Another sign that Lynch is unlikely to dominate: Seattle signed him only for this season, as little as two games and no more than five. And what they’re paying seems shockingly low to me:

That said, Lynch remains dangerous because he is very talented and played the past two years solidly. If his “secret workouts” have been vigorous enough, the combination of rest and big game motivation means that he is definitely capable of a big game Sunday. And that’s the only game that matters to San Francisco.

He came back in 2017 after an entire season off and played solidly. Doing anything like that for Sunday’s game and the playoffs would be a huge win for Seattle.

The NFL season is a grind, especially for running backs, and fresh legs can give a solid player a big advantage late in the year.
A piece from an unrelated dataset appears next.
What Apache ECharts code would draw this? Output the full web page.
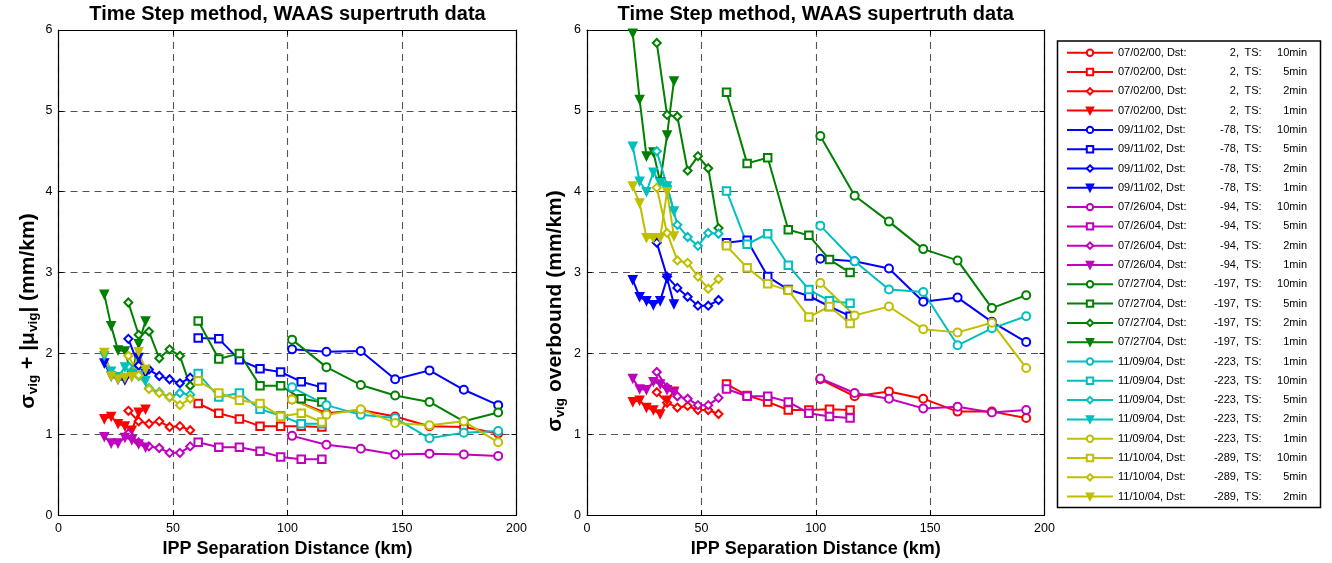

C.J. Anderson — who also worked out for the Seahawks this week — demonstrated as much last year, and he was the key to the Rams getting to the Super Bowl after Todd Gurley’s knees crumbled into gravel.

Time remains undefeated, though. After his miracle run last winter, Anderson lasted only two games with Detroit this year (2.7 YPC) before they cut him. After Seattle passed on him this week, Anderson disgustedly announced that he was “done with ball.

The kicker is, he’s just 28 — five years younger than Lynch.

The Bottom Line

Whatever kind of shape Beast Mode is in, there is no way to spin these injuries as a good development for Seattle.

Losing your top three running backs (Chris Carson, C.J. Prosise, and Rashaad Penny) for the season in December is horrible for any team, and if Lynch or Turbin were some kind of improvement on those backs, they would already have been on the roster.

Earlier, I casually said that Lynch would be capable of a big game “if his ‘secret workouts’ have been vigorous enough.” That’s a very big if. As you’ve no doubt heard, he was pouring tequila shots at a Raiders game two weeks ago.

His health is also a concern. The inguinal groin strain that ended his stint with the Raiders in 2018 was the same injury that caused him to retire from Seattle in 2015 (an inguinal groin sports hernia, that time.)

More likely, Lynch’s biggest impact will be exciting the crowd and his teammates, many of whom are openly in awe of the legendary running back.

If the Niners play tough, though, Lynch should remain more of a historical legend than a breakout player Sunday night.